## Start

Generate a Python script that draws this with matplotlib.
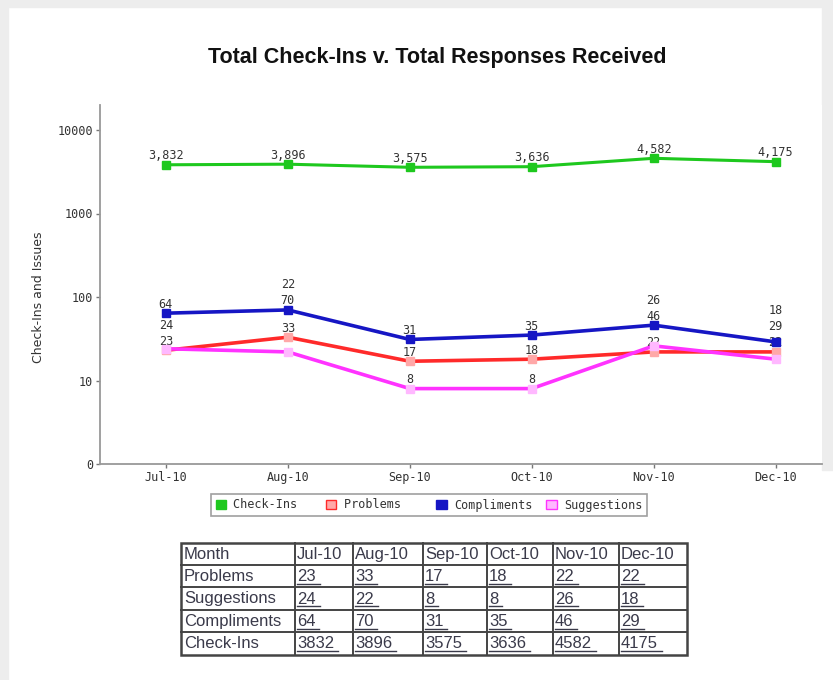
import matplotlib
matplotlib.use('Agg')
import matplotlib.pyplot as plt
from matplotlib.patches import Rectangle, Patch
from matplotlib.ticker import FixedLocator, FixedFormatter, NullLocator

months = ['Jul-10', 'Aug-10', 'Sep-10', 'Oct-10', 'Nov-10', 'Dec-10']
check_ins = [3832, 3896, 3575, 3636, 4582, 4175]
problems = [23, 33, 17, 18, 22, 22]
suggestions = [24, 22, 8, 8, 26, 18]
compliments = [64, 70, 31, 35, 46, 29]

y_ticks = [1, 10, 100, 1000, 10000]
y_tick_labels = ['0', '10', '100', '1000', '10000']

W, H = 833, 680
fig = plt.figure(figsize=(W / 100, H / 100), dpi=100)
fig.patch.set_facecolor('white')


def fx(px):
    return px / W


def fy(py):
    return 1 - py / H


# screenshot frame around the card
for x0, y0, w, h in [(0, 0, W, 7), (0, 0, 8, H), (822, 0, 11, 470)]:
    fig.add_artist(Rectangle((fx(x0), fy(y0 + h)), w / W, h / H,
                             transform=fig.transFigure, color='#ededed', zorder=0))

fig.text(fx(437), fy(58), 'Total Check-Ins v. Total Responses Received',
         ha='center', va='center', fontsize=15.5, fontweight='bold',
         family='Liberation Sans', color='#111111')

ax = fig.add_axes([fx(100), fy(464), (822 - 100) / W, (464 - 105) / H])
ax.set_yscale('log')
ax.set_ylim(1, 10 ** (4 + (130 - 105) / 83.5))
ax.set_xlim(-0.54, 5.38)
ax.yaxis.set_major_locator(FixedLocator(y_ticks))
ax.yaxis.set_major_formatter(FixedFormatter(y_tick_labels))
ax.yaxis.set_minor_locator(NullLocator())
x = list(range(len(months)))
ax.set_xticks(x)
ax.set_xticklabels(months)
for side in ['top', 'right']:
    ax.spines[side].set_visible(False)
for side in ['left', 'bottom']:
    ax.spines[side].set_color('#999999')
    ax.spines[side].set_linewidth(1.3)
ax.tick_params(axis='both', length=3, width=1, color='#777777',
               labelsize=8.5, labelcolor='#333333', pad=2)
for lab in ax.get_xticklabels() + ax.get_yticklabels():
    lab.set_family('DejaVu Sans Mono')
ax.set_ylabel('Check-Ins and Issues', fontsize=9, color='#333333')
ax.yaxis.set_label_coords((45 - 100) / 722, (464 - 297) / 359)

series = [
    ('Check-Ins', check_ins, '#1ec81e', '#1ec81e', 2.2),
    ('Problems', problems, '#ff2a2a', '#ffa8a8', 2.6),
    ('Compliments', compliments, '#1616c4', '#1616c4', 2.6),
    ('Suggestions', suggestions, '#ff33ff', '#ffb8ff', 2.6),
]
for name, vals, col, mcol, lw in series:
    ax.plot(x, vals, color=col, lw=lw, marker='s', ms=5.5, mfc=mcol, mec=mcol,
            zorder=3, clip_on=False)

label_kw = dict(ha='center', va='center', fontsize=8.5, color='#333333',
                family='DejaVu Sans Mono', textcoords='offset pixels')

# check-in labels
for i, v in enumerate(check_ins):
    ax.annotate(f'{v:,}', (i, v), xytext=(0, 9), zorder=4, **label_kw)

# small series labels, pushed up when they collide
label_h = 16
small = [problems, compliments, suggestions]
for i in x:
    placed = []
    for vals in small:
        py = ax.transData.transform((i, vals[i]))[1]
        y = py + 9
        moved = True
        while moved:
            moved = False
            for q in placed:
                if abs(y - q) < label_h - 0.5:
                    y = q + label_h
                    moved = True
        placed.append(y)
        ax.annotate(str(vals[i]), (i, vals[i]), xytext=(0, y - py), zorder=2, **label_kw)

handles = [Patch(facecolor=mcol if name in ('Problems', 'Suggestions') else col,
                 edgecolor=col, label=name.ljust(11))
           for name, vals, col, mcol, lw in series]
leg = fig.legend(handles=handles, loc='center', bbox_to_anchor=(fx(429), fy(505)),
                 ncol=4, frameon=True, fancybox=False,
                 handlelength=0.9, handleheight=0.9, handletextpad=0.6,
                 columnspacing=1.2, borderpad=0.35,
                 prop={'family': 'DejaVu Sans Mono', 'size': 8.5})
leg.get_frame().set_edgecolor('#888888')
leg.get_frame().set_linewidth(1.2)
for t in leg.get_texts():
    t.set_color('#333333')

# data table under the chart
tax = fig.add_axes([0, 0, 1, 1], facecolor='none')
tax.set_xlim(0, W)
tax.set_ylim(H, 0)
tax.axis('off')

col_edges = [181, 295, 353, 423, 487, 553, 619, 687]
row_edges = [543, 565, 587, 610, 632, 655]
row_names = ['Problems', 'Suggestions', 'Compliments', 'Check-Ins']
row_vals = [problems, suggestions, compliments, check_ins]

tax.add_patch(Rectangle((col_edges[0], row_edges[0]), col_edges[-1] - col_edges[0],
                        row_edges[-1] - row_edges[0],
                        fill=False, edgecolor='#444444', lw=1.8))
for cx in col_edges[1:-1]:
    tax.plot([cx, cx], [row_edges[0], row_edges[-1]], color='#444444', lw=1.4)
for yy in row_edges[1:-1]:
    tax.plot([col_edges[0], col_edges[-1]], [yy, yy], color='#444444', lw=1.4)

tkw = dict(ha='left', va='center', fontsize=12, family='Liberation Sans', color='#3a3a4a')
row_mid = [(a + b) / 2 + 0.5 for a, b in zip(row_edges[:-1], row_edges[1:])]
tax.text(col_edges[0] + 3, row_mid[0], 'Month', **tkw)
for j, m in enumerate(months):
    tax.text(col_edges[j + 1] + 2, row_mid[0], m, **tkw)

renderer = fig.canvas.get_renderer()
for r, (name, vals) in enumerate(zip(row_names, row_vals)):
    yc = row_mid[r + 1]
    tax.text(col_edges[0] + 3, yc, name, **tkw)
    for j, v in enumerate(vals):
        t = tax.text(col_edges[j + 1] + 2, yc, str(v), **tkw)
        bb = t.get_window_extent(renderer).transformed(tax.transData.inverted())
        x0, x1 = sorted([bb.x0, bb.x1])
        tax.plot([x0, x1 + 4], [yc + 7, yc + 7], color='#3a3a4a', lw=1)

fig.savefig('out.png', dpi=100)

## End

**TASK GOAL:**
Skip every picture and return the lines above from the top through the one that contains "family='Liberation Sans', color='#111111')".

**REPLY:**
Generate a Python script that draws this with matplotlib.
import matplotlib
matplotlib.use('Agg')
import matplotlib.pyplot as plt
from matplotlib.patches import Rectangle, Patch
from matplotlib.ticker import FixedLocator, FixedFormatter, NullLocator

months = ['Jul-10', 'Aug-10', 'Sep-10', 'Oct-10', 'Nov-10', 'Dec-10']
check_ins = [3832, 3896, 3575, 3636, 4582, 4175]
problems = [23, 33, 17, 18, 22, 22]
suggestions = [24, 22, 8, 8, 26, 18]
compliments = [64, 70, 31, 35, 46, 29]

y_ticks = [1, 10, 100, 1000, 10000]
y_tick_labels = ['0', '10', '100', '1000', '10000']

W, H = 833, 680
fig = plt.figure(figsize=(W / 100, H / 100), dpi=100)
fig.patch.set_facecolor('white')


def fx(px):
    return px / W


def fy(py):
    return 1 - py / H


# screenshot frame around the card
for x0, y0, w, h in [(0, 0, W, 7), (0, 0, 8, H), (822, 0, 11, 470)]:
    fig.add_artist(Rectangle((fx(x0), fy(y0 + h)), w / W, h / H,
                             transform=fig.transFigure, color='#ededed', zorder=0))

fig.text(fx(437), fy(58), 'Total Check-Ins v. Total Responses Received',
         ha='center', va='center', fontsize=15.5, fontweight='bold',
         family='Liberation Sans', color='#111111')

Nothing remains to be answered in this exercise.